Having recently left the army, Hope Everett is now learning to live with a physical disability and PTSD. When a florist job becomes available on the Moondreams House estate, Hope jumps at the chance to indulge her lifelong passion for flowers. Despite her limited experience, her enthusiasm wins her the job.
However, her excitement is dampened when Dante Troughton — the aloof son of the estate owner — insists on overseeing the financial side of Hope’s business.
Though Hope initially finds Dante arrogant and overbearing, their uneasy relationship gradually grows into a mutual respect. And as both begin to open up about their past, Hope questions whether she is ready to let someone get close to her…

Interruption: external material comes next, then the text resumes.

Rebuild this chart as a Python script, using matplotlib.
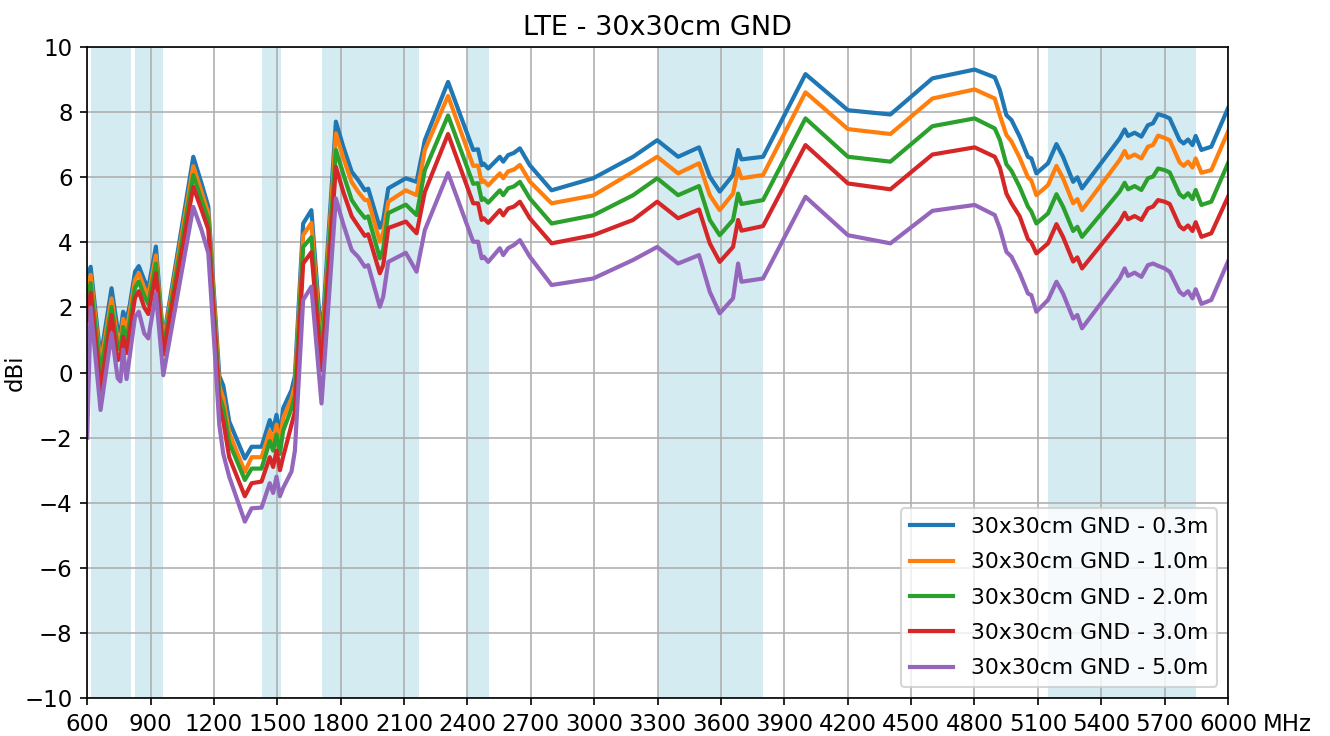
import matplotlib
matplotlib.use("Agg")
import matplotlib.pyplot as plt

# measured gain vs frequency, one curve per cable length
freq = [
    600, 616, 663, 715, 744, 757, 770, 786, 802, 826, 844, 870, 889, 925, 960,
    1102, 1141, 1173, 1204, 1225, 1244, 1272, 1346, 1378, 1425, 1464, 1480, 1496, 1512, 1527, 1567, 1583,
    1622, 1661, 1709, 1777, 1812, 1852, 1883, 1914, 1930, 1985, 2001, 2025, 2108, 2159, 2198, 2308,
    2427, 2450, 2467, 2477, 2498, 2553, 2569, 2592, 2620, 2648, 2695,
    2798, 2995, 3184, 3298, 3397, 3496, 3547, 3594, 3657, 3681, 3697, 3799,
    4000, 4201, 4402, 4601, 4801, 4896, 4920, 4951, 4975, 5014, 5053, 5069, 5093,
    5148, 5188, 5219, 5267, 5287, 5309, 5487, 5511, 5527, 5558, 5590, 5621, 5645, 5669,
    5700, 5724, 5771, 5790, 5811, 5832, 5847, 5874, 5921, 6000,
]

gain_03m = [
    2.9, 3.25, 0.45, 2.59, 1.31, 1.25, 1.87, 1.6, 2.1, 3.1, 3.27, 2.84, 2.59, 3.87, 1.0,
    6.63, 5.81, 5.1, 2.0, -0.1, -0.4, -1.5, -2.64, -2.28, -2.28, -1.46, -1.77, -1.3, -1.97, -1.1, -0.54, -0.1,
    4.58, 4.99, 0.9, 7.71, 6.94, 6.17, 5.91, 5.6, 5.65, 4.45, 4.69, 5.66, 5.97, 5.86, 7.14, 8.93,
    6.84, 6.86, 6.37, 6.42, 6.27, 6.63, 6.48, 6.68, 6.75, 6.89, 6.37,
    5.6, 5.97, 6.63, 7.14, 6.63, 6.92, 6.02, 5.56, 6.07, 6.84, 6.55, 6.63,
    9.17, 8.06, 7.93, 9.04, 9.31, 9.07, 8.68, 7.91, 7.76, 7.25, 6.63, 6.58, 6.12,
    6.43, 7.02, 6.63, 5.86, 6.00, 5.66, 7.19, 7.47, 7.27, 7.37, 7.25, 7.60, 7.66, 7.94,
    7.88, 7.81, 7.14, 7.04, 7.16, 6.99, 7.27, 6.84, 6.94, 8.12,
]

gain_10m = [
    2.6, 3.0, 0.23, 2.28, 1.0, 0.95, 1.65, 1.3, 1.9, 2.85, 3.05, 2.6, 2.35, 3.6, 0.9,
    6.34, 5.55, 4.9, 1.8, -0.4, -0.8, -1.85, -3.05, -2.6, -2.6, -1.8, -2.1, -1.6, -2.2, -1.4, -0.8, -0.4,
    4.22, 4.6, 0.6, 7.35, 6.6, 5.85, 5.55, 5.3, 5.3, 4.02, 4.3, 5.25, 5.6, 5.45, 6.84, 8.5,
    6.35, 6.36, 5.85, 5.9, 5.75, 6.12, 5.97, 6.18, 6.24, 6.38, 5.87,
    5.2, 5.44, 6.17, 6.63, 6.12, 6.43, 5.45, 4.99, 5.5, 6.27, 5.97, 6.07,
    8.61, 7.48, 7.33, 8.42, 8.7, 8.42, 7.9, 7.3, 7.1, 6.6, 6.0, 5.9, 5.45,
    5.76, 6.35, 5.97, 5.20, 5.33, 4.99, 6.53, 6.81, 6.60, 6.70, 6.58, 6.94, 6.99, 7.28,
    7.21, 7.14, 6.46, 6.35, 6.48, 6.30, 6.58, 6.14, 6.22, 7.40,
]

gain_20m = [
    2.2, 2.75, 0.0, 2.02, 0.8, 0.7, 1.4, 1.0, 1.6, 2.6, 2.8, 2.35, 2.1, 3.35, 0.75,
    6.07, 5.3, 4.7, 1.5, -0.7, -1.1, -2.15, -3.3, -2.95, -2.95, -2.1, -2.4, -1.9, -2.5, -1.8, -1.1, -0.7,
    3.86, 4.16, 0.4, 6.84, 6.1, 5.3, 5.0, 4.75, 4.8, 3.51, 3.8, 4.9, 5.16, 4.84, 6.22, 7.9,
    5.8, 5.82, 5.3, 5.35, 5.22, 5.6, 5.45, 5.66, 5.72, 5.86, 5.35,
    4.58, 4.83, 5.45, 5.97, 5.45, 5.73, 4.69, 4.22, 4.69, 5.5, 5.18, 5.3,
    7.81, 6.63, 6.48, 7.57, 7.81, 7.5, 7.15, 6.4, 6.2, 5.7, 5.1, 4.95, 4.58,
    4.89, 5.48, 5.10, 4.35, 4.48, 4.17, 5.56, 5.83, 5.63, 5.73, 5.61, 5.97, 6.02, 6.27,
    6.22, 6.15, 5.48, 5.38, 5.51, 5.33, 5.61, 5.15, 5.25, 6.43,
]

gain_30m = [
    1.6, 2.45, -0.55, 1.77, 0.38, 0.45, 1.1, 0.6, 1.3, 2.3, 2.5, 2.0, 1.8, 3.05, 0.55,
    5.71, 5.0, 4.4, 1.2, -1.0, -1.5, -2.6, -3.8, -3.4, -3.35, -2.6, -2.9, -2.4, -3.0, -2.6, -1.6, -1.2,
    3.35, 3.7, 0.08, 6.32, 5.55, 4.8, 4.5, 4.2, 4.25, 3.05, 3.3, 4.44, 4.64, 4.28, 5.55, 7.33,
    5.2, 5.2, 4.69, 4.74, 4.6, 4.99, 4.83, 5.04, 5.1, 5.25, 4.74,
    3.97, 4.22, 4.69, 5.25, 4.74, 5.01, 3.97, 3.4, 3.86, 4.69, 4.36, 4.5,
    6.99, 5.81, 5.63, 6.7, 6.92, 6.63, 6.3, 5.5, 5.2, 4.8, 4.1, 4.0, 3.66,
    3.97, 4.56, 4.17, 3.41, 3.54, 3.20, 4.63, 4.91, 4.71, 4.81, 4.69, 5.04, 5.10, 5.30,
    5.25, 5.18, 4.50, 4.40, 4.52, 4.35, 4.62, 4.17, 4.28, 5.40,
]

gain_50m = [
    -2.0, 2.0, -1.15, 1.2, -0.17, -0.27, 0.7, -0.2, 0.55, 1.71, 1.87, 1.2, 1.05, 2.43, -0.08,
    5.09, 4.38, 3.67, 0.6, -1.6, -2.5, -3.2, -4.58, -4.17, -4.15, -3.4, -3.7, -3.2, -3.8, -3.55, -3.04, -2.4,
    2.23, 2.64, -0.95, 5.35, 4.56, 3.76, 3.55, 3.25, 3.3, 2.02, 2.33, 3.4, 3.68, 3.1, 4.38, 6.13,
    4.02, 4.02, 3.51, 3.56, 3.4, 3.82, 3.61, 3.82, 3.92, 4.07, 3.56,
    2.69, 2.89, 3.46, 3.86, 3.35, 3.61, 2.48, 1.82, 2.28, 3.35, 2.79, 2.89,
    5.4, 4.22, 3.97, 4.97, 5.15, 4.84, 4.43, 3.71, 3.56, 3.05, 2.43, 2.38, 1.87,
    2.23, 2.79, 2.43, 1.66, 1.77, 1.36, 2.89, 3.20, 2.97, 3.07, 2.94, 3.30, 3.35, 3.28,
    3.20, 3.10, 2.48, 2.38, 2.50, 2.28, 2.56, 2.11, 2.23, 3.41,
]

series = [gain_03m, gain_10m, gain_20m, gain_30m, gain_50m]
labels = ["30x30cm GND - 0.3m", "30x30cm GND - 1.0m", "30x30cm GND - 2.0m",
          "30x30cm GND - 3.0m", "30x30cm GND - 5.0m"]

# LTE / WiFi bands to highlight (MHz)
band_lo = [617, 824, 1427, 1710, 2400, 3300, 5150]
band_hi = [806, 960, 1518, 2170, 2500, 3800, 5850]

xticks = list(range(600, 6001, 300))
yticks = list(range(-10, 11, 2))

fig, ax = plt.subplots(figsize=(1330 / 150, 736 / 150), dpi=150)
fig.subplots_adjust(left=0.0656, right=0.9233, top=0.936, bottom=0.0516)

for lo, hi in zip(band_lo, band_hi):
    ax.axvspan(lo, hi, color="lightblue", alpha=0.5, lw=0)

for vals, lab in zip(series, labels):
    ax.plot(freq, vals, label=lab, linewidth=2)

ax.set_xlim(600, 6000)
ax.set_ylim(-10, 10)
ax.set_xticks(xticks)
ax.set_yticks(yticks)
ax.tick_params(labelsize=11)
ax.grid(True)
ax.set_title("LTE - 30x30cm GND", fontsize=13)
ax.set_ylabel("dBi", fontsize=11)
ax.yaxis.set_label_coords(-0.053, 0.5)
ax.annotate("MHz", xy=(1, 0), xycoords="axes fraction", xytext=(16.5, -7),
            textcoords="offset points", ha="left", va="top", fontsize=11)
ax.legend(loc="lower right", fontsize=10.5, labelspacing=0.7)

fig.savefig("out.png", dpi=150)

Oddity of the Ton – Emily Royal
Features a main character with autism.
Eleanor Howard has never fitted in. She yearns to be loved for herself, not what others expect her to be, and her secret infatuation with the Duke of Whitcombe would, if revealed, make her the laughingstock of the ton. Until he strides across a crowded ballroom and offers his hand.
Montague FitzRoy, fifth Duke of Whitcombe, is unwilling to surrender the pleasures of bachelorhood. When his mother forces his hand, he decides to punish her by kneeling before the least desirable woman in the room. Only Miss Howard believes his proposal to be genuine.
The solution? A false betrothal that keeps Monty’s mother in check, and lifts Miss Howard’s prospects. But beneath Eleanor’s awkward exterior lies a passionate, intelligent woman, who challenges Monty’s notions of duty, life, and love – and with whom he’s falling in love himself. Will he surrender to duty, or follow his heart?